A associação anunciou que irá realizar um levantamento detalhado no terreno para identificar áreas prioritárias para um plano de restauro ecológico. “Apelamos à união de cidadãos e entidades que partilham a vontade de agir por um futuro mais sustentável para a Serra da Lousã”, conclui o comunicado.
À SIC, Manuel Malva, biólogo e vice-presidente da Milvoz, revela que “é uma tristeza muito profunda caminhar numa paisagem em que tudo foi reduzido a cinzas e, de repente, encontrar uma borboleta tão singela, tão frágil, que de alguma maneira é um dos poucos elementos que resistiu ao local, além do negro e das cinzas”.
O vice-presidente da Milvoz acredita que a borboleta noturna quadripunctaria tenha morrido devido à onda de calor enquanto voava, caindo depois no solo já ardido.

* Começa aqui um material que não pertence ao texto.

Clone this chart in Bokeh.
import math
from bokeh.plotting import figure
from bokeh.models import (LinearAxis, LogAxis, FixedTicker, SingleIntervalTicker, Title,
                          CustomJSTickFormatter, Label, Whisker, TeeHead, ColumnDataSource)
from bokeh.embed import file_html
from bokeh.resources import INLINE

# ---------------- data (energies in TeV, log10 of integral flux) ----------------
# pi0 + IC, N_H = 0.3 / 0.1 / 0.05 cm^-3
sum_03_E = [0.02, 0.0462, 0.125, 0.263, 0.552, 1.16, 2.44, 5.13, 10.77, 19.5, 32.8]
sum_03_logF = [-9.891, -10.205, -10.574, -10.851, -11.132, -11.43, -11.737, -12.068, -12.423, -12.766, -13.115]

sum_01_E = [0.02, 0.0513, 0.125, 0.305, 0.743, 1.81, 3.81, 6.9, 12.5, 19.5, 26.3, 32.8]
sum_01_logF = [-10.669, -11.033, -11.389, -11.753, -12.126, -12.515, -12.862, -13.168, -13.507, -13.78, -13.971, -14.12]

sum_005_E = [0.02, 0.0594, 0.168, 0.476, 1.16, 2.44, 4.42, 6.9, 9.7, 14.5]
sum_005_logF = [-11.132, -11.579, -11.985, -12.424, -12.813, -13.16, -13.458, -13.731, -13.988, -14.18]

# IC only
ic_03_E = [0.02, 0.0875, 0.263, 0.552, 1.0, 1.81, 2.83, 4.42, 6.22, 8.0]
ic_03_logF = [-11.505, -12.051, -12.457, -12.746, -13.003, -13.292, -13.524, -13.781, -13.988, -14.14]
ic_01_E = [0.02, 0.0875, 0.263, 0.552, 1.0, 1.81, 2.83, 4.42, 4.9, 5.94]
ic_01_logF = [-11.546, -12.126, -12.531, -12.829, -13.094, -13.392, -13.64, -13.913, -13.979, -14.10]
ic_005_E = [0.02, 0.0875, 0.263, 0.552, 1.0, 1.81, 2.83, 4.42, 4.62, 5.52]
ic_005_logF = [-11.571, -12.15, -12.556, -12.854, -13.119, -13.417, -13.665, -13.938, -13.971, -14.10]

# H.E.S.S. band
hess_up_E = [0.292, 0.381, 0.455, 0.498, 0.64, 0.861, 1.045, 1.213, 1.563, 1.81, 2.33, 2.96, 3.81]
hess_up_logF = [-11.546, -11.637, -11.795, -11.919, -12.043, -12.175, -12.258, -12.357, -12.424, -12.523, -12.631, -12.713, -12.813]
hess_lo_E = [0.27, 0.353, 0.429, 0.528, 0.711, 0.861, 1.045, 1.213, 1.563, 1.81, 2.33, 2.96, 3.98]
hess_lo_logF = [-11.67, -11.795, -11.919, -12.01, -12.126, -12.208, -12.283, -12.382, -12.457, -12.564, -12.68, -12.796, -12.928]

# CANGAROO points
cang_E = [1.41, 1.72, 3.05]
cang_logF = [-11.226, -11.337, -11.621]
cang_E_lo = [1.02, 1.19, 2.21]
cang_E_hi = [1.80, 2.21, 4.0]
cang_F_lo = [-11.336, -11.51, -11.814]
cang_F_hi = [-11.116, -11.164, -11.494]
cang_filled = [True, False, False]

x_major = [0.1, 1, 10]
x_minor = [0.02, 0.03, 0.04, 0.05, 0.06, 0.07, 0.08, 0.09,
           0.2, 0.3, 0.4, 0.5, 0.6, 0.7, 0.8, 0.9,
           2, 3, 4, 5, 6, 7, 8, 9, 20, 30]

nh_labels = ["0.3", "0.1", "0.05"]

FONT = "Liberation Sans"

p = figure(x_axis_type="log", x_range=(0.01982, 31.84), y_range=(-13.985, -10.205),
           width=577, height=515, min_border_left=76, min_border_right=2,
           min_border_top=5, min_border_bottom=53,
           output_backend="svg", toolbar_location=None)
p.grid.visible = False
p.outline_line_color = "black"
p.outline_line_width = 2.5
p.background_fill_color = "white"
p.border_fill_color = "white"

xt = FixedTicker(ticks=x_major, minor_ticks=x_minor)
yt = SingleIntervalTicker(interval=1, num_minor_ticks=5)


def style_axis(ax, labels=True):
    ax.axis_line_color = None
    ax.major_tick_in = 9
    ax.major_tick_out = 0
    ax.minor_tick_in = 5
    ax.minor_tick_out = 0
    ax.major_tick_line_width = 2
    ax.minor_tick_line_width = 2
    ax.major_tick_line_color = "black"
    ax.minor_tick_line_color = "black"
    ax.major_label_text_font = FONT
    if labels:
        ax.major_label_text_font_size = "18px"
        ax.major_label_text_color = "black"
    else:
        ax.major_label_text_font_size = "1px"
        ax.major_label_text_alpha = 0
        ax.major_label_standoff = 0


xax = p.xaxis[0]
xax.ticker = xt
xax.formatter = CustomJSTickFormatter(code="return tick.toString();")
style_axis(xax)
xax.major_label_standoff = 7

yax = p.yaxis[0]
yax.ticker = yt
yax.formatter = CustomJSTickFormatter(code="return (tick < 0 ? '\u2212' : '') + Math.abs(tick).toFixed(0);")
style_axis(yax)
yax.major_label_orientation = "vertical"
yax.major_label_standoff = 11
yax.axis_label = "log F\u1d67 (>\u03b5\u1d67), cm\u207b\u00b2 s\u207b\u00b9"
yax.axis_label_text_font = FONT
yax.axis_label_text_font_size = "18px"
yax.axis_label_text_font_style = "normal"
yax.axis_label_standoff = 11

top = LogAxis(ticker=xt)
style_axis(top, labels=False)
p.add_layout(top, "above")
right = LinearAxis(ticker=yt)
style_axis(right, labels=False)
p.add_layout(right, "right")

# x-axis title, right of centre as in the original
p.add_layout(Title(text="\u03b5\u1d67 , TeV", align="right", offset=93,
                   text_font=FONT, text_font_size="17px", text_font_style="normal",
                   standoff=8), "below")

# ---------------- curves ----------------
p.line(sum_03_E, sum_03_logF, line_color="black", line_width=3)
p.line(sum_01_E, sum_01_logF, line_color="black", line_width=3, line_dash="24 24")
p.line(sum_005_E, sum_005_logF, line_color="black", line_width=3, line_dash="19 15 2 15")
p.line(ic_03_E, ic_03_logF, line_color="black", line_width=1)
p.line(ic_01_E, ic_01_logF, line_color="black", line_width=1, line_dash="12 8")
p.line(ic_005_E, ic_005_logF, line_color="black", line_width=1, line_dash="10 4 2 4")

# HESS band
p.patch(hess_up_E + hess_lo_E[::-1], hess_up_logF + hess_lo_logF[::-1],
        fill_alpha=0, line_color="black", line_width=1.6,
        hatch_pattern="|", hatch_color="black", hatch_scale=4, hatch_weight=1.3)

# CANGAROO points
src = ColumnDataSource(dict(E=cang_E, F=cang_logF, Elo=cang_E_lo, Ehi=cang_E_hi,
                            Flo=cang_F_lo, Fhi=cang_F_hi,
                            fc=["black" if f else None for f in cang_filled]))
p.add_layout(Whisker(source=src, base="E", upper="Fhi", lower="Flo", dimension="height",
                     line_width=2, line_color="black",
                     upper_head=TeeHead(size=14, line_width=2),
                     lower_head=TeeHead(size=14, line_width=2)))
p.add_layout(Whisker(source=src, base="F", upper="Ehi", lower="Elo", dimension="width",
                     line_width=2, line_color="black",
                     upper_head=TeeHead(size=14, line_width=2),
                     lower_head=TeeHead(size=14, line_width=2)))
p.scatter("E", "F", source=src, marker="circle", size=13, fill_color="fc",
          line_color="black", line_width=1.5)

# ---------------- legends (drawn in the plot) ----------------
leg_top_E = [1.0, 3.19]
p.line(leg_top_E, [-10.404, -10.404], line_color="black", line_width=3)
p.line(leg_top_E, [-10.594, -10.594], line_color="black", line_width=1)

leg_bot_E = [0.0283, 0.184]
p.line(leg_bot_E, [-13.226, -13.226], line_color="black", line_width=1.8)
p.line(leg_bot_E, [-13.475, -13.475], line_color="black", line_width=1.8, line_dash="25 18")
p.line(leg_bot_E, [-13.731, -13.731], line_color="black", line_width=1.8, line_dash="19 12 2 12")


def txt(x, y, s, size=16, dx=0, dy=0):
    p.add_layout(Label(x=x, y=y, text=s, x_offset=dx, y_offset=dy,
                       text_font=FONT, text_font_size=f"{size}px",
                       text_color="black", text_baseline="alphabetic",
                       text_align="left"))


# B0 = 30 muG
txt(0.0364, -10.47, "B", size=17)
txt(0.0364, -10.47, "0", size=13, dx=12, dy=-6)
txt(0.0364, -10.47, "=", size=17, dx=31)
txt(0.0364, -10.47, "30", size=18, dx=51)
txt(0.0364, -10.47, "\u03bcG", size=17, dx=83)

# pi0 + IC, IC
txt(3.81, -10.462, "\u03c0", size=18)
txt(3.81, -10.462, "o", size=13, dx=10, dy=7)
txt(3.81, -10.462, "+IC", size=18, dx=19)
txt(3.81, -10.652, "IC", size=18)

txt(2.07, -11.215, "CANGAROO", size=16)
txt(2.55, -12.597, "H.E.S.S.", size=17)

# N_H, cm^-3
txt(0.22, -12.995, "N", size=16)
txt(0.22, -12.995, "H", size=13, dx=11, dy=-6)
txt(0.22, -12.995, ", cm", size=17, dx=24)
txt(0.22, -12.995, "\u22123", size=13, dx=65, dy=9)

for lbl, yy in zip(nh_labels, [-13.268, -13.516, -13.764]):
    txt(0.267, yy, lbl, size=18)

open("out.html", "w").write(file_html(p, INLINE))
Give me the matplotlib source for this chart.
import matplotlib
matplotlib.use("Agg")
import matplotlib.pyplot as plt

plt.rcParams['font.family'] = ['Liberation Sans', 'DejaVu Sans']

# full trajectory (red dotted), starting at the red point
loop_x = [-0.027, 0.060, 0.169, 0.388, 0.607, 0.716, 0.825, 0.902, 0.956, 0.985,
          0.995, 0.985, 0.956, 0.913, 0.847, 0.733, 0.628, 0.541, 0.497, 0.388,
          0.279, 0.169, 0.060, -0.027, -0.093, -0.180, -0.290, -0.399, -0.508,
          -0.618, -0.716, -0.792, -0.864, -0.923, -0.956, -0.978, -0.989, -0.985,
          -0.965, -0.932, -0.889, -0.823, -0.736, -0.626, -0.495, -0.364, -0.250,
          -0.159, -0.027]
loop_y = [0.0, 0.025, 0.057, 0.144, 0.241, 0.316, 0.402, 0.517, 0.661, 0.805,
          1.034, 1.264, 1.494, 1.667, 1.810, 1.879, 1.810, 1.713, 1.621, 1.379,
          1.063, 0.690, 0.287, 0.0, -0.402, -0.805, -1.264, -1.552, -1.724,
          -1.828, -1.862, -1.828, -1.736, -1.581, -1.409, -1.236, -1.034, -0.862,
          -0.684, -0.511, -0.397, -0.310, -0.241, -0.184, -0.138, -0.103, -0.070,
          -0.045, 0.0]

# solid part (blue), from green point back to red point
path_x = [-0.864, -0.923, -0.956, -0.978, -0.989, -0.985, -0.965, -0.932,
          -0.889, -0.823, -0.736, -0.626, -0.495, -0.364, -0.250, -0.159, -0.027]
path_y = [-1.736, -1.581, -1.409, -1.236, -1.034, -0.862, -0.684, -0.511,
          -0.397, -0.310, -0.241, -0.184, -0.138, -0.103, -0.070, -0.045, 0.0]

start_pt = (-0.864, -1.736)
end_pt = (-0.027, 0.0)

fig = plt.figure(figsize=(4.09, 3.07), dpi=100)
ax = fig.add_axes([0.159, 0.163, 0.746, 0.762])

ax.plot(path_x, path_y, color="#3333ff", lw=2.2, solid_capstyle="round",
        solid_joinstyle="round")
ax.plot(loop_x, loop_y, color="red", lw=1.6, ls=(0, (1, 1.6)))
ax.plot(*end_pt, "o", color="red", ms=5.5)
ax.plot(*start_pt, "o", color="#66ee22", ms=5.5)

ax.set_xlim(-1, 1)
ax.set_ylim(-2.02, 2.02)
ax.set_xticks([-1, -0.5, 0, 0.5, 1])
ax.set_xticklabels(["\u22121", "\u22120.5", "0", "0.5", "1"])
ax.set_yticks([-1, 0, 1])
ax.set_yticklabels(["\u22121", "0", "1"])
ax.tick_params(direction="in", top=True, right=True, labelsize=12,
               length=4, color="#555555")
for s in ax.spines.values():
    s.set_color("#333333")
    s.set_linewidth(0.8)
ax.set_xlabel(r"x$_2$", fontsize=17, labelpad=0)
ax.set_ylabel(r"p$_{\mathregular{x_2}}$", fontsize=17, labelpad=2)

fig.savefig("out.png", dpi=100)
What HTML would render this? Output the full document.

Manuel Malva alerta que a Serra da Lousã tem um “problema ecológico grave”, resultado de “décadas de inação por parte das entidades que que supostamente gerem a serra, com particular foco no Instituto da Conservação da Natureza e das Florestas (ICNF)”.
“A invasão biológica por acácias foi ignorada durante anos, e ninguém demonstrou interesse em controlar a situação quando ainda havia tempo”, aponta.
“O Estado Português acumula mais de 10 anos de incumprimento. Ao longo desse tempo deveriam ter sido implementadas medidas de gestão ativa para a preservação desta Zona Especial de Conservação e para evitar tragédias como as que acabam de acontecer”, salienta o comunicado da Milvoz.
O biólogo considera tratar-se de uma “tragédia que já estava anunciada”, sobretudo pelo “enorme desleixo” por parte das entidades estatais face à “gestão da paisagem da serra, que nunca foi feita devidamente”.